If you don’t like the first answer you get from that calculator, don’t despair. Often, just a few modest changes to your assumptions can make a huge difference to your end result.
For instance, if the share market meltdown has made you want to swear off shares and invest more conservatively, you might be amazed at how much more you’ll have to save to reach your goals.
The Key To A Successful Retirement
Before completely turning away from the share market, remember that those shares are more than just pieces of paper. They represent ownership stakes in companies that are often very profitable.
When you buy their shares, either directly or through a managed fund, you buy a slice of their business and their future profit stream. While the share market may gyrate in the near term, over the long haul, your shares will more or less mirror the value of the underlying business.

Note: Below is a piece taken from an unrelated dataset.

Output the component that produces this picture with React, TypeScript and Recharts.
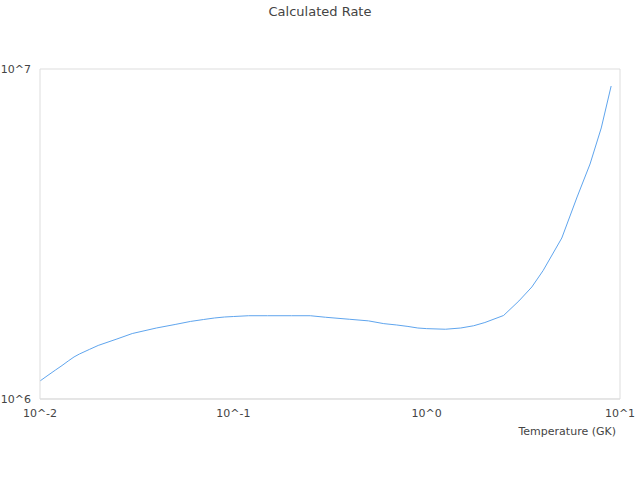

In the case of an index tracking fund that tracks the S&P/ASX 300, for instance, your performance will track that of the largest, most stable Australian companies, like BHP Billiton (ASX: BHP), Woolworths (ASX: WOW), Commonwealth Bank (ASX: CBA) and Newcrest Mining (ASX: NCM).
In the short term, a market panic can take everyone’s retirement savings for a roller-coaster ride. Over time, the panic will subside and the strongest companies and their shares will once again thrive. If you take the opportunity to reassess and retool your plans based on that current reality, you very likely can still position yourself to reach a successful retirement.